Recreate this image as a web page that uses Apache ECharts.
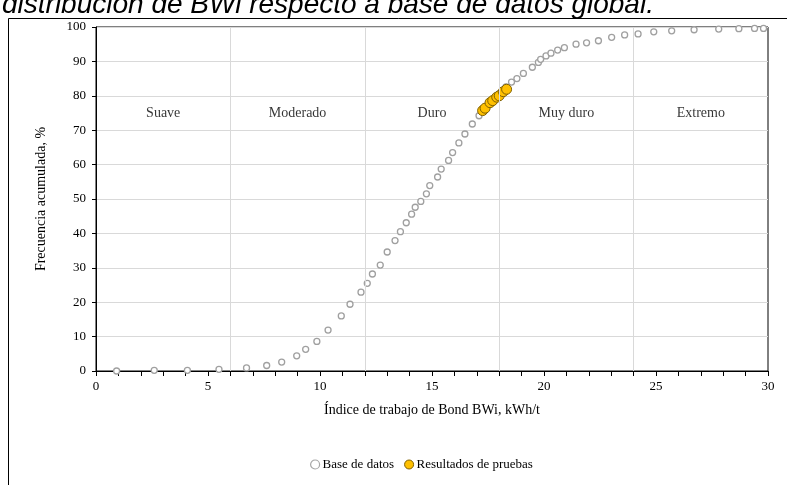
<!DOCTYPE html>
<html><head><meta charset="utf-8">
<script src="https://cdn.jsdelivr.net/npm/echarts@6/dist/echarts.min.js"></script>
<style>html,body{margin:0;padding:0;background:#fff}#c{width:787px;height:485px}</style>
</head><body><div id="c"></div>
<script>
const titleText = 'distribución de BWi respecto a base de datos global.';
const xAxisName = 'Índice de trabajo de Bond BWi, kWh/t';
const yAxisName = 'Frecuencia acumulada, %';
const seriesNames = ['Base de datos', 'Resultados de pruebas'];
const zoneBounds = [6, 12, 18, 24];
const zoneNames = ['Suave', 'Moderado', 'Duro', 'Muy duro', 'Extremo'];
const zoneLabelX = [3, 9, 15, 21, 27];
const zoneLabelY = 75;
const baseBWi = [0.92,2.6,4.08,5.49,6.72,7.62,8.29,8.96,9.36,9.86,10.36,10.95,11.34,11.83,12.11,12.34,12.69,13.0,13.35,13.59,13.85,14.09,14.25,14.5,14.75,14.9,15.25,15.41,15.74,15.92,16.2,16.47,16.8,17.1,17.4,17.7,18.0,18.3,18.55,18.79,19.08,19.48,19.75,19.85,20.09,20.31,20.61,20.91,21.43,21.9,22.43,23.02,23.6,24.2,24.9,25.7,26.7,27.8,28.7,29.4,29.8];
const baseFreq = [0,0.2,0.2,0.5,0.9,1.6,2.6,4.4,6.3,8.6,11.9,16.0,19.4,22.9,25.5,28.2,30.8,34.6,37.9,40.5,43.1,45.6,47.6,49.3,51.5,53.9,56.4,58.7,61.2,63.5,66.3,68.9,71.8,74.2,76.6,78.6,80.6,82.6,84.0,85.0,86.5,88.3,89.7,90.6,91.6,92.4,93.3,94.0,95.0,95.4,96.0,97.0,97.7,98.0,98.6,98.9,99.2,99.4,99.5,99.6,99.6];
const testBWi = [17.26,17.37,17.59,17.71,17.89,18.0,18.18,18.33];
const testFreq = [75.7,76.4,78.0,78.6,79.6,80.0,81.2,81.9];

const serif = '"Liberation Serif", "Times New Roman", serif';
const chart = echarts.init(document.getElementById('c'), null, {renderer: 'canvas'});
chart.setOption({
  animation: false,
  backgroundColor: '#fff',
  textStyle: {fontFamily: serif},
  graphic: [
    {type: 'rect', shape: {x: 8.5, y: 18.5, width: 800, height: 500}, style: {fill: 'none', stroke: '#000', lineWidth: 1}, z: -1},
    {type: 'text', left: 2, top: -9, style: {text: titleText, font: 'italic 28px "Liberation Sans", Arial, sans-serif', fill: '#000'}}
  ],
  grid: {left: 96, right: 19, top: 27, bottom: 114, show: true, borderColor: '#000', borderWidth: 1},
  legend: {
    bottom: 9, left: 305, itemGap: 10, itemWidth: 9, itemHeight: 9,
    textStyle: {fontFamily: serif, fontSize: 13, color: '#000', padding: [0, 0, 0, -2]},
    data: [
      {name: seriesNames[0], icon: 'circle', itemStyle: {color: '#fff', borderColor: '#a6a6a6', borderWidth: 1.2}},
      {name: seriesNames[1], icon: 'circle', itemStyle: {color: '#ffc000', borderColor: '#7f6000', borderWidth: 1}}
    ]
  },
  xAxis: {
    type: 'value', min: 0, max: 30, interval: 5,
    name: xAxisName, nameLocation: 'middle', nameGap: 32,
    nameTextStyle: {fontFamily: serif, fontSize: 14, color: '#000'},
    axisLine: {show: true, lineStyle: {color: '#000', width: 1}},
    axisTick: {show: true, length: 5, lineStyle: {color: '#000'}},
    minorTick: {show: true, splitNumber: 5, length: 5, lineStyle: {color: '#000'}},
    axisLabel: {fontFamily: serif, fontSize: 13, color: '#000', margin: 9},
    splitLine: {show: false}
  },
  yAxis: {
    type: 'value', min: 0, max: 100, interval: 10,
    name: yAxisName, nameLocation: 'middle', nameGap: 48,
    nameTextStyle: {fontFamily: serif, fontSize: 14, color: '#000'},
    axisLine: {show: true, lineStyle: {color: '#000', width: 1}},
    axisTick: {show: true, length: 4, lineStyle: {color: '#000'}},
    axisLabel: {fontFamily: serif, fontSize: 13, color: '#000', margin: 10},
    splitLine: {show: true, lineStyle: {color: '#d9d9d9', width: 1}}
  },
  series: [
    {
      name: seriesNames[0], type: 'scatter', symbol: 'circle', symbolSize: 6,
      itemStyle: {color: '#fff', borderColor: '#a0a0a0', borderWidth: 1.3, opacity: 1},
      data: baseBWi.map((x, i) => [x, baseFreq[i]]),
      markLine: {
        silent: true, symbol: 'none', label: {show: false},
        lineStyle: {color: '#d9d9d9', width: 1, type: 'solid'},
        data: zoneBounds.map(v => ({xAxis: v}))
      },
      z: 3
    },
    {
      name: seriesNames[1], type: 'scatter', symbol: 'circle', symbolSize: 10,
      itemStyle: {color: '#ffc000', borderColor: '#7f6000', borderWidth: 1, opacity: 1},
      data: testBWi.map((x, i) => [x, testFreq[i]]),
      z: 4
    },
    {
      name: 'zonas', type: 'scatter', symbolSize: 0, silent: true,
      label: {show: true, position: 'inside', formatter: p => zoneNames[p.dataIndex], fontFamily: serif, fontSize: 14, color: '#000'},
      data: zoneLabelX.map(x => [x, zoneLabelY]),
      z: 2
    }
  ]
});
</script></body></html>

# # # #

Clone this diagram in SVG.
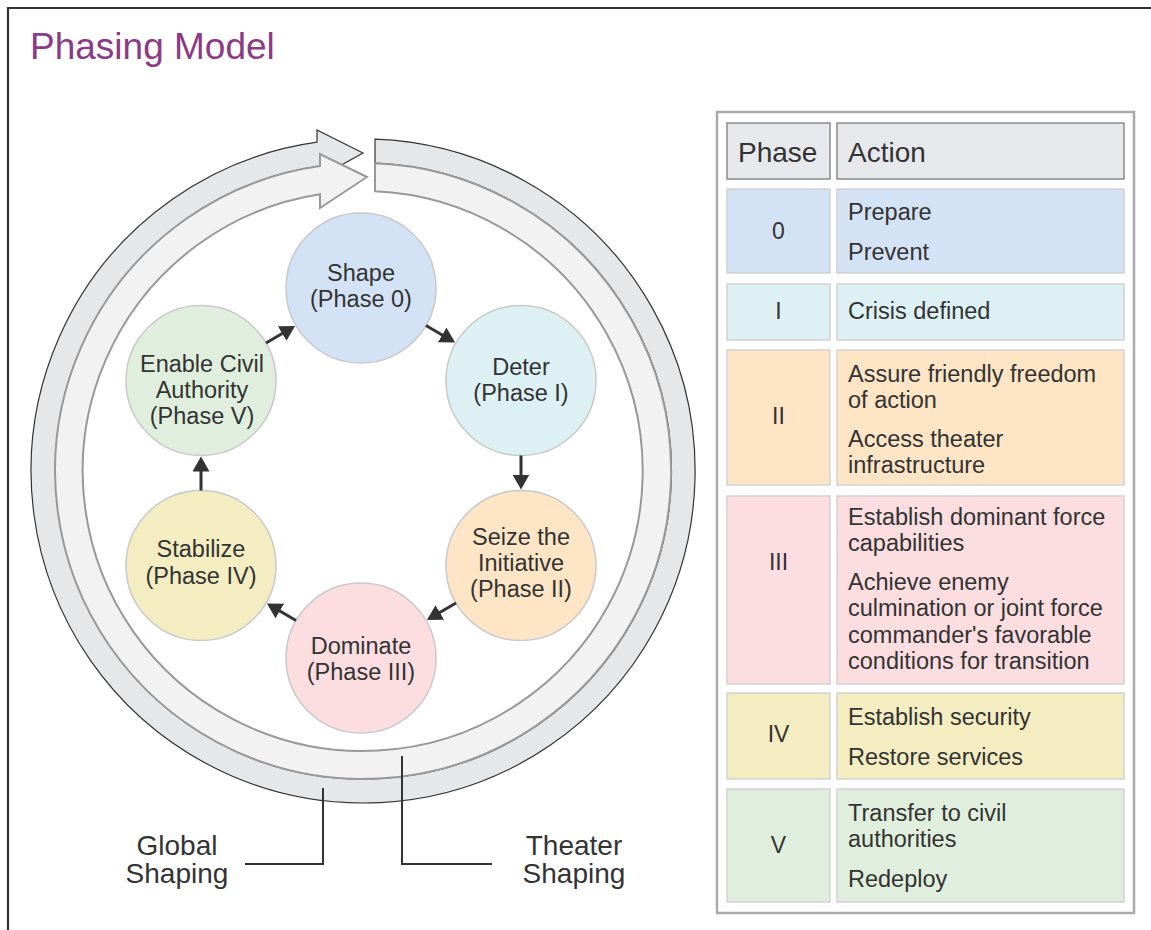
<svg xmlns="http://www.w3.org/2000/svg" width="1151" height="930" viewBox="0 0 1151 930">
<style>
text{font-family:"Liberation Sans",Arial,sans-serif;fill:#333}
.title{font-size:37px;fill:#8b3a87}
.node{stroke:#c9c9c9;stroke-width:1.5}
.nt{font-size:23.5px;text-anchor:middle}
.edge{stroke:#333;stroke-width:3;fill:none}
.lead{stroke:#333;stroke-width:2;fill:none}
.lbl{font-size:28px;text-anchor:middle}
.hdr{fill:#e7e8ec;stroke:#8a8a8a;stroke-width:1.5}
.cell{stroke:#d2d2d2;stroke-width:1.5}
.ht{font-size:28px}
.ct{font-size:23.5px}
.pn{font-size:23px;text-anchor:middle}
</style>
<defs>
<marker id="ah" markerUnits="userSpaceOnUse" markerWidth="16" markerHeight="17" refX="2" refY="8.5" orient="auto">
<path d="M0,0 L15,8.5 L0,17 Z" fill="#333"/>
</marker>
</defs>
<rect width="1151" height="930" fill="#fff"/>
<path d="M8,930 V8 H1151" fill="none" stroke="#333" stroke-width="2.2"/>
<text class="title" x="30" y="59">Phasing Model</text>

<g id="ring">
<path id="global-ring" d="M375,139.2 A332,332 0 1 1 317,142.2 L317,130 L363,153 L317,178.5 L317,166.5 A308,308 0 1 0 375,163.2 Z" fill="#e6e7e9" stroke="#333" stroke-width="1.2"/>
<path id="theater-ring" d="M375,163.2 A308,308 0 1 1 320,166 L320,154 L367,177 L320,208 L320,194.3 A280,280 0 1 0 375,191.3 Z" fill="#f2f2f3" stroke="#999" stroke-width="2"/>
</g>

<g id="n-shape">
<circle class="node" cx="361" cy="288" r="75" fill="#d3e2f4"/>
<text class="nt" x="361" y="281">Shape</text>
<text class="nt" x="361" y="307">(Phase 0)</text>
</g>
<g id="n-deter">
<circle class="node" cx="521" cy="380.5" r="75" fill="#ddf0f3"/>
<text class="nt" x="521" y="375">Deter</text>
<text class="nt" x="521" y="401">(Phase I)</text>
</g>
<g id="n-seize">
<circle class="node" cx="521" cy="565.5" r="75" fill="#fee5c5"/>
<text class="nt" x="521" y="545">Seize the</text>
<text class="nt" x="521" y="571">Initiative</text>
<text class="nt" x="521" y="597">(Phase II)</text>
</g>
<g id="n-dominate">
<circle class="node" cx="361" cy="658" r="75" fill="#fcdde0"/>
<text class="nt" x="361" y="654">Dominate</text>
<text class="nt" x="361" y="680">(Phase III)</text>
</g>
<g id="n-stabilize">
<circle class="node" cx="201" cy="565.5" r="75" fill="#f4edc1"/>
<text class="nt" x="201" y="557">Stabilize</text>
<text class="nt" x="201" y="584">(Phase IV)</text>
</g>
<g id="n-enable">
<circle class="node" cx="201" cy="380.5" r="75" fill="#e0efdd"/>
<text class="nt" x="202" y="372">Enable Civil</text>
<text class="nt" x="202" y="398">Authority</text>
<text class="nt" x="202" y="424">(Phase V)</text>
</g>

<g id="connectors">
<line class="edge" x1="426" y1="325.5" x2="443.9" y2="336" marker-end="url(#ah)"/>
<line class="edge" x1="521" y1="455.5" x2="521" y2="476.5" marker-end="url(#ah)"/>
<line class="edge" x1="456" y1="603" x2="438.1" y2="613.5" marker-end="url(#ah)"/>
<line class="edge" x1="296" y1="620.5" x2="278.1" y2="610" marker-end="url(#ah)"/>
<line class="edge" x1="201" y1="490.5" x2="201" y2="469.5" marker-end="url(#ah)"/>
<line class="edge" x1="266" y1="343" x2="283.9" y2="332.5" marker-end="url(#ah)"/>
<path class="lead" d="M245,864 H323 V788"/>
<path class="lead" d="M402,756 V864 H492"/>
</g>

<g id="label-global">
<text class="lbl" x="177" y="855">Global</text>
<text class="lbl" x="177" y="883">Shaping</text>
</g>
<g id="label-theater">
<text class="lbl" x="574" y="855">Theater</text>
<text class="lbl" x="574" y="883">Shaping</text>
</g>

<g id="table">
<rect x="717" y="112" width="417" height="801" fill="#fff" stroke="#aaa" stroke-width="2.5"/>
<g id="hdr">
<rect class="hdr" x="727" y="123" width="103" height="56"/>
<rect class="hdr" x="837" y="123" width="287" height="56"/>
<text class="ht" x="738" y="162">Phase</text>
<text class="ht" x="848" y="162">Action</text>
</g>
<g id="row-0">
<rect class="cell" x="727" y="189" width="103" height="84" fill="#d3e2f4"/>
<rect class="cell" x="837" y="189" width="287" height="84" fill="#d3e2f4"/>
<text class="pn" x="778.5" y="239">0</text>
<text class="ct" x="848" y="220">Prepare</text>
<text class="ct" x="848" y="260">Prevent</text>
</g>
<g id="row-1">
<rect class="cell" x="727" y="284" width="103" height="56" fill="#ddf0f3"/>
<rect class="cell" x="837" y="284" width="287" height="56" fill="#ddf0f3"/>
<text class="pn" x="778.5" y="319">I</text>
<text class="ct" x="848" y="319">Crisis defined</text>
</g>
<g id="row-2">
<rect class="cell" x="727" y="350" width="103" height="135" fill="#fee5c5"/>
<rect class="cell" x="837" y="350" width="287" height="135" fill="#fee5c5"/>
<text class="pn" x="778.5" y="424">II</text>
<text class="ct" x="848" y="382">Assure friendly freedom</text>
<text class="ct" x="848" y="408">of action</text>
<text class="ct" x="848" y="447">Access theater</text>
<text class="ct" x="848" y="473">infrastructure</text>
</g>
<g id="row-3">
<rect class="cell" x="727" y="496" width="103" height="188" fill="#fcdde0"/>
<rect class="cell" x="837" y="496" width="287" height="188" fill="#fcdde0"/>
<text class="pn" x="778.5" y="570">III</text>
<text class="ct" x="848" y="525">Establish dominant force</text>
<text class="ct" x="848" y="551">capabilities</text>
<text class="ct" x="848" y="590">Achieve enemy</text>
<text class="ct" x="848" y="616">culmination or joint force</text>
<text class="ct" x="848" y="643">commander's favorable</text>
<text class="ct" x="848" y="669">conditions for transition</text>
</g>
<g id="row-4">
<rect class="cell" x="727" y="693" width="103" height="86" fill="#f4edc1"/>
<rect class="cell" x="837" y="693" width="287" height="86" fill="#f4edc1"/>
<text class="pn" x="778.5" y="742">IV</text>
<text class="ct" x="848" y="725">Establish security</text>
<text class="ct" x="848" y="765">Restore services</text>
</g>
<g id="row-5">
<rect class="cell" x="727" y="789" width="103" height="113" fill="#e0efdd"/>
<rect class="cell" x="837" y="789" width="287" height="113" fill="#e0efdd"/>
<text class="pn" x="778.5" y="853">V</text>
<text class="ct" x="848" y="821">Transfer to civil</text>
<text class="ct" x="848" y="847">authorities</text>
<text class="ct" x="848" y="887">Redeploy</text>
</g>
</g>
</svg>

# # # #

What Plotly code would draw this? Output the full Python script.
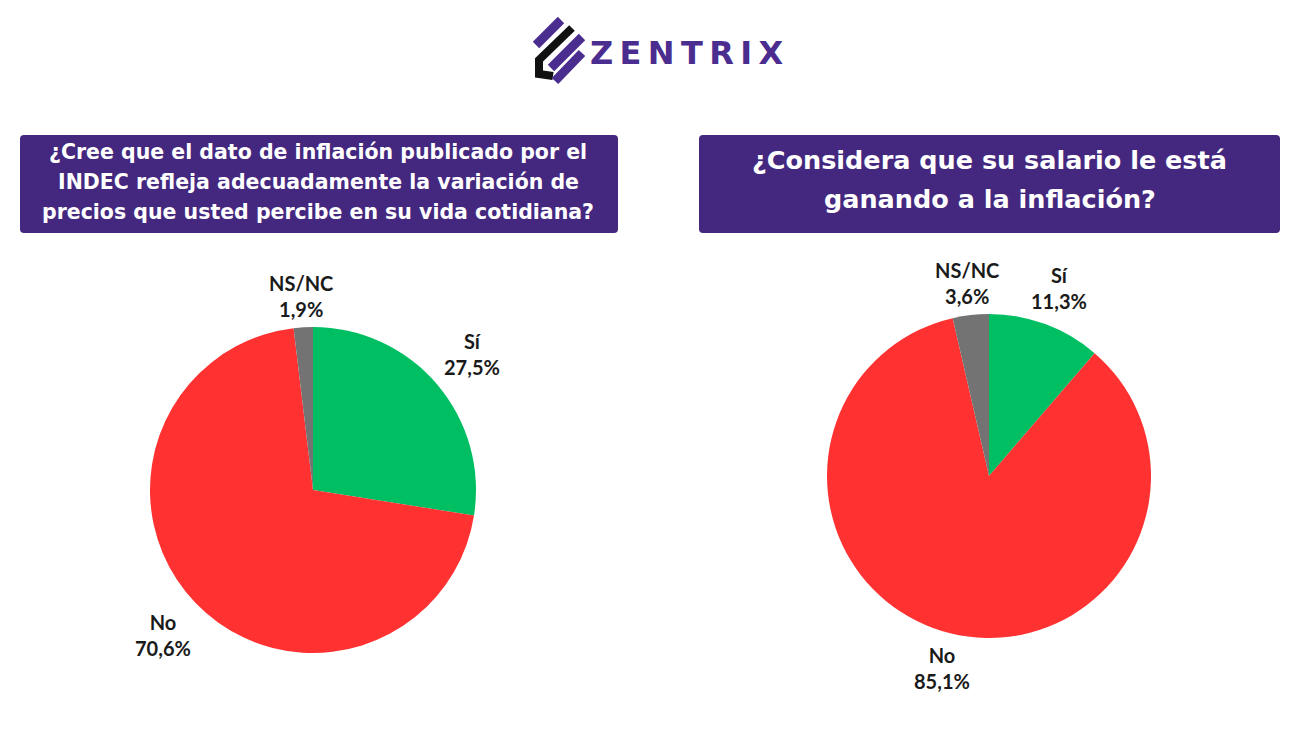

# # # #

__Exercise objective__
Go through the preceding material and copy each line that has the word "script".

__Answer to the problem__
<script src="https://cdn.jsdelivr.net/npm/echarts@6/dist/echarts.min.js"></script>
<script>
</script></body></html>
What Plotly code would draw this? Output the full Python script.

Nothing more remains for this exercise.